Andrew Carnegie was born on 25th November 1835, at Dunfermline, the son of William Carnegie, a handloom weaver, a Chartist, and radical agitator. His maternal grandfather, Thomas Morrison, had been an acquaintance of William Cobbett. When Carnegie was a boy, the power loom arrived in Dunfermline, making thousands of weavers redundant, and consequently, in 1848, the Carnegies left for Pennsylvania, where work was available in the cotton mills.
At the age of 14, Carnegie took a job as a cotton bobbin boy in Pittsburgh, earning just over a dollar a week. He spent his Saturdays and spare time, reading at a library, instituted for the benefit of young people intent on self improvement. Here he taught himself morse-code, and at 16, was given a job as a telegraph operator for the Pennsylvania Railroad Company, at a salary of 4 dollars a week. He never forgot the opportunity that he had gained from the library and vowed that at some time in the future he would repay the advantage he had been given.
While working at the railroad company, Carnegie had an inspiration which would save passengers time and money. He invented the ‘Sleeping Car’, which allowed travellers to continue their journey through the night, without stopping in a hotel. This invention earned him some capital which he was prepared to invest in new ventures.
In 1860, the American Civil War began, and suddenly there was an increased demand for industrial products, not just munitions but all types of manufactured goods to sustain the war effort. Carnegie saw the opportunity and invested in iron and steel, oilfields and railways. He also offered companies financial services in selling their securities on the London Stock Exchange, in return for a commission. He made frequent visits to Britain and took the opportunity to meet steelmakers. Foreseeing the future demand for steel, he left the Pennsylvania Railroad in 1865, to work in the steel industry, and in 1870, founded the J. Edgar Thomson Steel Works near Pittsburgh, later the Carnegie Steel Company. The new company built the first steel plants in the United States to use the new ‘Bessemer’ steelmaking process, imported from Britain. The company expanded using the corporate technique of ‘vertical integration’, that is the company bought up the mines where the iron ore and the coal were extracted, the ships that transported the iron ore, and the railroads that carried the coal to the steel mills.

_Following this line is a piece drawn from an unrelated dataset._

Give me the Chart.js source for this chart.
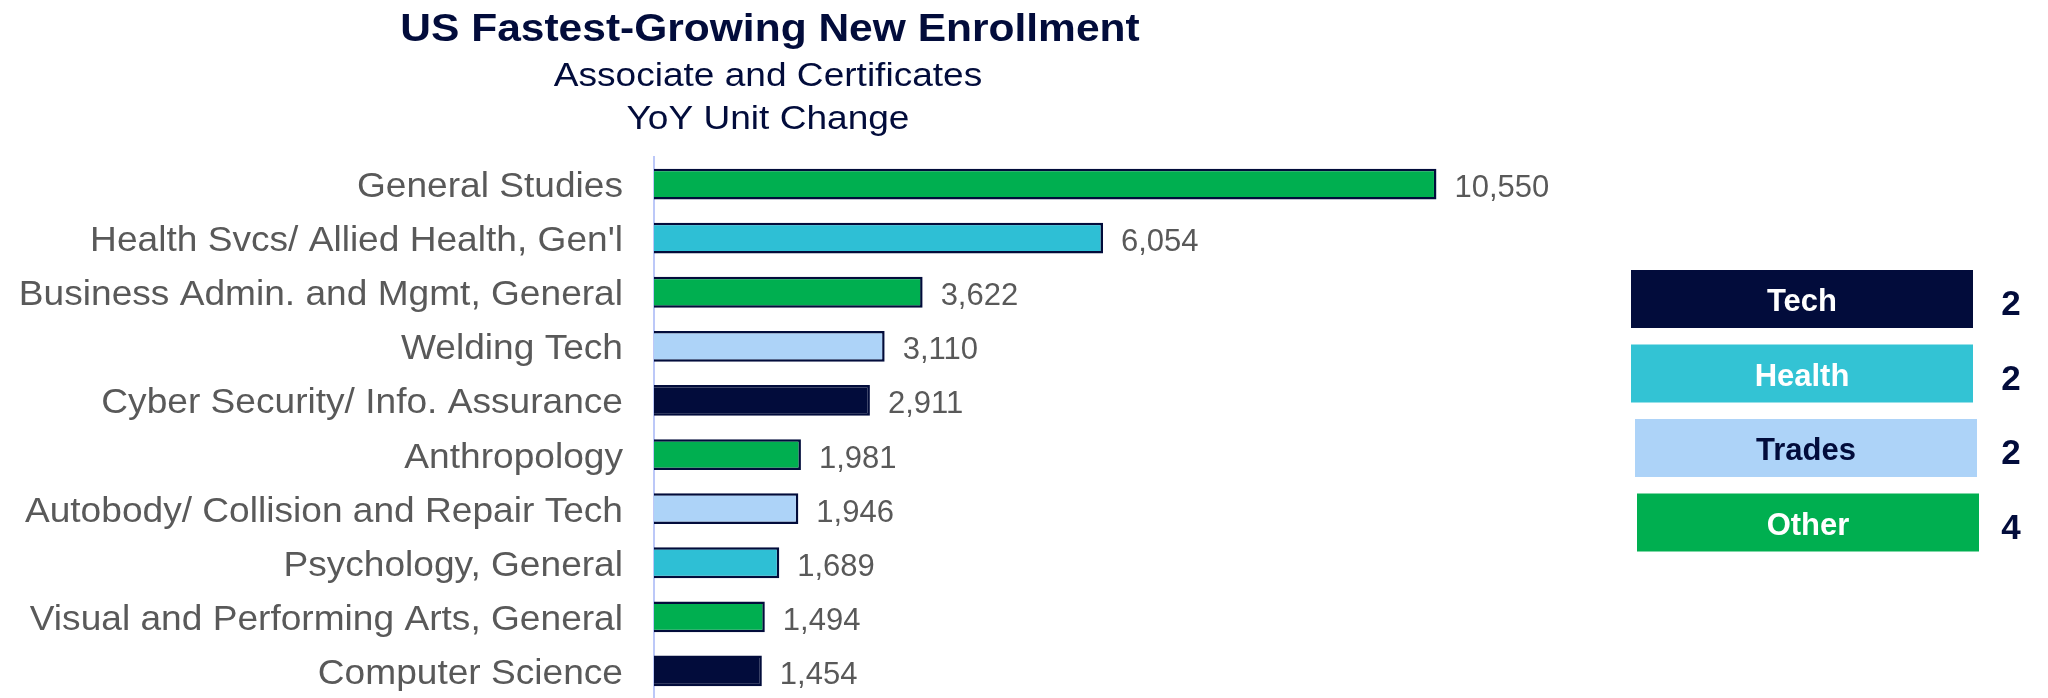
<!DOCTYPE html>
<html>
<head>
<meta charset="utf-8">
<script src="https://cdn.jsdelivr.net/npm/chart.js@4.4.1/dist/chart.umd.min.js"></script>
<style>
  html, body { margin: 0; padding: 0; background: #ffffff; }
  #wrap { width: 2048px; height: 698px; position: relative; }
</style>
</head>
<body>
<div id="wrap"><canvas id="enrollChart"></canvas></div>
<script>
const programs = [
  'General Studies',
  "Health Svcs/ Allied Health, Gen'l",
  'Business Admin. and Mgmt, General',
  'Welding Tech',
  'Cyber Security/ Info. Assurance',
  'Anthropology',
  'Autobody/ Collision and Repair Tech',
  'Psychology, General',
  'Visual and Performing Arts, General',
  'Computer Science'
];
const unitChange = [10550, 6054, 3622, 3110, 2911, 1981, 1946, 1689, 1494, 1454];
const programGroup = ['Other', 'Health', 'Other', 'Trades', 'Tech', 'Other', 'Trades', 'Health', 'Other', 'Tech'];

const groups = ['Tech', 'Health', 'Trades', 'Other'];
const groupCounts = [2, 2, 2, 4];

const titleLines = ['US Fastest-Growing New Enrollment', 'Associate and Certificates', 'YoY Unit Change'];

const navy = '#020C3B';
const groupColors = {
  Tech: '#020C3B',
  Health: '#2EBFD5',
  Trades: '#ADD3F8',
  Other: '#00AF50'
};
const legendColors = {
  Tech: '#020C3B',
  Health: '#33C3D4',
  Trades: '#ADD3F8',
  Other: '#00AF50'
};
const legendTextColors = {
  Tech: '#ffffff',
  Health: '#ffffff',
  Trades: '#020C3B',
  Other: '#ffffff'
};

const FONT = '"Liberation Sans", Arial, sans-serif';
const GRAY = '#595959';

function stretchedText(ctx, text, x, y, sx, align) {
  ctx.save();
  ctx.translate(x, y);
  ctx.scale(sx, 1);
  ctx.textAlign = align;
  ctx.fillText(text, 0, 0);
  ctx.restore();
}

function formatNumber(v) {
  return v.toLocaleString('en-US');
}

// titles, category labels, value labels and the group boxes on the right
const decorPlugin = {
  id: 'decor',
  afterDraw(chart) {
    const ctx = chart.ctx;
    const yScale = chart.scales.y;
    const xScale = chart.scales.x;
    const area = chart.chartArea;

    ctx.save();
    ctx.textBaseline = 'alphabetic';

    // titles
    ctx.fillStyle = navy;
    ctx.font = 'bold 39px ' + FONT;
    stretchedText(ctx, titleLines[0], 770, 41, 1.09, 'center');
    ctx.font = '34px ' + FONT;
    stretchedText(ctx, titleLines[1], 768, 86, 1.09, 'center');
    stretchedText(ctx, titleLines[2], 768, 129, 1.09, 'center');

    // category labels and values
    programs.forEach(function (name, i) {
      const yc = yScale.getPixelForValue(i);
      ctx.fillStyle = GRAY;
      ctx.font = '35px ' + FONT;
      stretchedText(ctx, name, area.left - 31, yc + 13, 1.06, 'right');
      ctx.font = '31px ' + FONT;
      const xEnd = xScale.getPixelForValue(unitChange[i]);
      stretchedText(ctx, formatNumber(unitChange[i]), xEnd + 18, yc + 13, 1.0, 'left');
    });

    // group boxes
    const boxLeft = [1631, 1631, 1635, 1637];
    groups.forEach(function (g, i) {
      const top = 270 + i * 74.5;
      ctx.fillStyle = legendColors[g];
      ctx.fillRect(boxLeft[i], top, 342, 58);
      ctx.fillStyle = legendTextColors[g];
      ctx.font = 'bold 31px ' + FONT;
      stretchedText(ctx, g, boxLeft[i] + 171, top + 41, 1.0, 'center');
      ctx.fillStyle = navy;
      ctx.font = 'bold 35px ' + FONT;
      stretchedText(ctx, String(groupCounts[i]), 2011, top + 45, 1.0, 'center');
    });

    ctx.restore();
  }
};

const ctx = document.getElementById('enrollChart');

new Chart(ctx, {
  type: 'bar',
  data: {
    labels: programs,
    datasets: [{
      data: unitChange,
      backgroundColor: programGroup.map(g => groupColors[g]),
      borderColor: navy,
      borderWidth: 2.5,
      borderSkipped: 'start',
      barPercentage: 0.57,
      categoryPercentage: 1.0
    }]
  },
  options: {
    indexAxis: 'y',
    responsive: true,
    maintainAspectRatio: false,
    animation: false,
    layout: {
      padding: { left: 654, top: 157, right: 504, bottom: -3 }
    },
    plugins: {
      legend: { display: false },
      tooltip: { enabled: false }
    },
    scales: {
      x: {
        display: false,
        min: 0,
        max: 12000
      },
      y: {
        display: true,
        ticks: { display: false },
        grid: { display: false },
        border: { display: true, color: '#BCC8F8', width: 2 },
        afterFit: function (scale) { scale.width = 0; }
      }
    }
  },
  plugins: [decorPlugin]
});
</script>
</body>
</html>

In 1900, Carnegie sold his stake in the corporation to a banking house for $250 million. (about £4,000 million Sterling in today’s money)
Having made himself the richest man in the world, Carnegie set about giving away his fortune. He had published several articles over the years in which he explained his outlook. In particular, his most famous text, the Gospel of Wealth, stated that a man who accumulates wealth has a duty to use his surplus wealth for ‘the improvement of mankind’. In brief, the doctrine was explained in the maxim ‘A man who dies rich dies disgraced’. Carnegie distributed his great fortune among charitable foundations, in the United States, in Britain and in the British Empire. The thrust of his benefactions went to educational institutions. He endowed the Scottish Universities, Dunfermline's educational institutions, theatres and child-welfare centres. In particular, he founded libraries, remembering that the source of his wealth sprang from the knowledge he had acquired from the generously endowed private library in Pittsburgh. Most British libraries were either built by, or developed by, funds from the Carnegie Trust.
Carnegie spent the remainder of his life in seclusion, alternating between his homes in New York, Lenox in Massachusetts and Skibo Castle in the Scottish Highlands. He died on 11th August 1919, and left what remained of his assets to charitable institutions.